* start Collected material *
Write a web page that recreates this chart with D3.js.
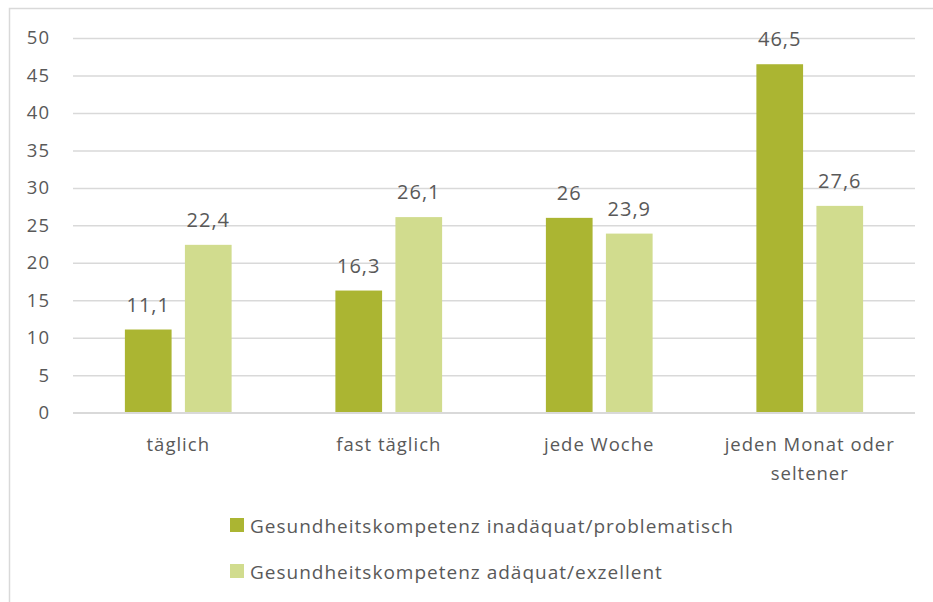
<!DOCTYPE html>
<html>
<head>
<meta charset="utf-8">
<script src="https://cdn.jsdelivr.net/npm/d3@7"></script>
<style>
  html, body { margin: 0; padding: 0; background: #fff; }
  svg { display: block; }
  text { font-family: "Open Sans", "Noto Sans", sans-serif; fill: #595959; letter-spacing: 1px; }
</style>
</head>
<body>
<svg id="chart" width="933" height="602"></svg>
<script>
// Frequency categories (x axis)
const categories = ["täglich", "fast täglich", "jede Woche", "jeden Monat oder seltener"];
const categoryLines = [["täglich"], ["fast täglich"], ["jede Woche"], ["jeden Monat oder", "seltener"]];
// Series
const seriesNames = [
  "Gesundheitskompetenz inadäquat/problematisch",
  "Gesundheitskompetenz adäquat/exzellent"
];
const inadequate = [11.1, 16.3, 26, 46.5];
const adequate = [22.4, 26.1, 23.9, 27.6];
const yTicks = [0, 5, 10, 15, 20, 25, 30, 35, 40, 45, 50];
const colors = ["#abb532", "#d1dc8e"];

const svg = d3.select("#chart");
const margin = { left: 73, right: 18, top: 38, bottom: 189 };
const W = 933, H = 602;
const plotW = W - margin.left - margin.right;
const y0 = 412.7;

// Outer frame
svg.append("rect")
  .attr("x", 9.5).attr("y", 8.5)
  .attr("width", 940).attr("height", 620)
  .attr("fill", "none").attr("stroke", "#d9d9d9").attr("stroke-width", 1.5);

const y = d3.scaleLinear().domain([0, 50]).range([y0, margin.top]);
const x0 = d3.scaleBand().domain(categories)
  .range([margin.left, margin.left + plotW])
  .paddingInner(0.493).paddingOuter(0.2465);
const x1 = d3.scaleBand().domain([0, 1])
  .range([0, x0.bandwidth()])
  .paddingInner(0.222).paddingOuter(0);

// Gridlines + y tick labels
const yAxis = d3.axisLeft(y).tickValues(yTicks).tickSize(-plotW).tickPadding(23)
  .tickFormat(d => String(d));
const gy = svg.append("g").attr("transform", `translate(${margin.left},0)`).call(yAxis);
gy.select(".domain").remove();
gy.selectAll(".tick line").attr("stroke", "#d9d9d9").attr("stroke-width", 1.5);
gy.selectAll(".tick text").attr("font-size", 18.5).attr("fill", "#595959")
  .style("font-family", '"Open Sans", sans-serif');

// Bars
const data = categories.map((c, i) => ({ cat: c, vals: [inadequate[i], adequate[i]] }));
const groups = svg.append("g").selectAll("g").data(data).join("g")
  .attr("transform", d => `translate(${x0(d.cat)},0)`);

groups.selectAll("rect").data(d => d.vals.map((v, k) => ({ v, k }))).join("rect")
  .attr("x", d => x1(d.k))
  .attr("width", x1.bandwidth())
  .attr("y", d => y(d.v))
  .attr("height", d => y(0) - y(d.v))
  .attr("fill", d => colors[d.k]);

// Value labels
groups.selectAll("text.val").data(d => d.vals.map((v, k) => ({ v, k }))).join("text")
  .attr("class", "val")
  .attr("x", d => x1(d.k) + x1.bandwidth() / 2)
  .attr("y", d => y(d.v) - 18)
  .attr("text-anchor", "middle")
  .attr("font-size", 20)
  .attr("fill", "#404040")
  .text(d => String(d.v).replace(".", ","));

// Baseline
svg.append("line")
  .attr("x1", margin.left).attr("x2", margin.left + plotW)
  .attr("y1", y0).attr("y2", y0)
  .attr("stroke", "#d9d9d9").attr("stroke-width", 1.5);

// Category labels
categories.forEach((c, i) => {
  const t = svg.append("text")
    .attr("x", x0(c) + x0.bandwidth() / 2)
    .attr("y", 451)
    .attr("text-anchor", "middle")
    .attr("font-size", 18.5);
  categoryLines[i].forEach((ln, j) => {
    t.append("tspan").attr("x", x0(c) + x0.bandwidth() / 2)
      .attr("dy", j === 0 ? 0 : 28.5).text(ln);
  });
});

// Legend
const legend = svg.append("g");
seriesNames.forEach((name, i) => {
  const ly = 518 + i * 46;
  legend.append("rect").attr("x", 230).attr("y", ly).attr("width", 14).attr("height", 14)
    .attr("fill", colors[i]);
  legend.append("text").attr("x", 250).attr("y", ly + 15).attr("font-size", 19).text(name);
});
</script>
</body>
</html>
* end Collected material *
■ Exercise prompt: Exactly as written, return every line of the listing, but not the pictures.

■ Expected output:
Write a web page that recreates this chart with D3.js.
<!DOCTYPE html>
<html>
<head>
<meta charset="utf-8">
<script src="https://cdn.jsdelivr.net/npm/d3@7"></script>
<style>
  html, body { margin: 0; padding: 0; background: #fff; }
  svg { display: block; }
  text { font-family: "Open Sans", "Noto Sans", sans-serif; fill: #595959; letter-spacing: 1px; }
</style>
</head>
<body>
<svg id="chart" width="933" height="602"></svg>
<script>
// Frequency categories (x axis)
const categories = ["täglich", "fast täglich", "jede Woche", "jeden Monat oder seltener"];
const categoryLines = [["täglich"], ["fast täglich"], ["jede Woche"], ["jeden Monat oder", "seltener"]];
// Series
const seriesNames = [
  "Gesundheitskompetenz inadäquat/problematisch",
  "Gesundheitskompetenz adäquat/exzellent"
];
const inadequate = [11.1, 16.3, 26, 46.5];
const adequate = [22.4, 26.1, 23.9, 27.6];
const yTicks = [0, 5, 10, 15, 20, 25, 30, 35, 40, 45, 50];
const colors = ["#abb532", "#d1dc8e"];

const svg = d3.select("#chart");
const margin = { left: 73, right: 18, top: 38, bottom: 189 };
const W = 933, H = 602;
const plotW = W - margin.left - margin.right;
const y0 = 412.7;

// Outer frame
svg.append("rect")
  .attr("x", 9.5).attr("y", 8.5)
  .attr("width", 940).attr("height", 620)
  .attr("fill", "none").attr("stroke", "#d9d9d9").attr("stroke-width", 1.5);

const y = d3.scaleLinear().domain([0, 50]).range([y0, margin.top]);
const x0 = d3.scaleBand().domain(categories)
  .range([margin.left, margin.left + plotW])
  .paddingInner(0.493).paddingOuter(0.2465);
const x1 = d3.scaleBand().domain([0, 1])
  .range([0, x0.bandwidth()])
  .paddingInner(0.222).paddingOuter(0);

// Gridlines + y tick labels
const yAxis = d3.axisLeft(y).tickValues(yTicks).tickSize(-plotW).tickPadding(23)
  .tickFormat(d => String(d));
const gy = svg.append("g").attr("transform", `translate(${margin.left},0)`).call(yAxis);
gy.select(".domain").remove();
gy.selectAll(".tick line").attr("stroke", "#d9d9d9").attr("stroke-width", 1.5);
gy.selectAll(".tick text").attr("font-size", 18.5).attr("fill", "#595959")
  .style("font-family", '"Open Sans", sans-serif');

// Bars
const data = categories.map((c, i) => ({ cat: c, vals: [inadequate[i], adequate[i]] }));
const groups = svg.append("g").selectAll("g").data(data).join("g")
  .attr("transform", d => `translate(${x0(d.cat)},0)`);

groups.selectAll("rect").data(d => d.vals.map((v, k) => ({ v, k }))).join("rect")
  .attr("x", d => x1(d.k))
  .attr("width", x1.bandwidth())
  .attr("y", d => y(d.v))
  .attr("height", d => y(0) - y(d.v))
  .attr("fill", d => colors[d.k]);

// Value labels
groups.selectAll("text.val").data(d => d.vals.map((v, k) => ({ v, k }))).join("text")
  .attr("class", "val")
  .attr("x", d => x1(d.k) + x1.bandwidth() / 2)
  .attr("y", d => y(d.v) - 18)
  .attr("text-anchor", "middle")
  .attr("font-size", 20)
  .attr("fill", "#404040")
  .text(d => String(d.v).replace(".", ","));

// Baseline
svg.append("line")
  .attr("x1", margin.left).attr("x2", margin.left + plotW)
  .attr("y1", y0).attr("y2", y0)
  .attr("stroke", "#d9d9d9").attr("stroke-width", 1.5);

// Category labels
categories.forEach((c, i) => {
  const t = svg.append("text")
    .attr("x", x0(c) + x0.bandwidth() / 2)
    .attr("y", 451)
    .attr("text-anchor", "middle")
    .attr("font-size", 18.5);
  categoryLines[i].forEach((ln, j) => {
    t.append("tspan").attr("x", x0(c) + x0.bandwidth() / 2)
      .attr("dy", j === 0 ? 0 : 28.5).text(ln);
  });
});

// Legend
const legend = svg.append("g");
seriesNames.forEach((name, i) => {
  const ly = 518 + i * 46;
  legend.append("rect").attr("x", 230).attr("y", ly).attr("width", 14).attr("height", 14)
    .attr("fill", colors[i]);
  legend.append("text").attr("x", 250).attr("y", ly + 15).attr("font-size", 19).text(name);
});
</script>
</body>
</html>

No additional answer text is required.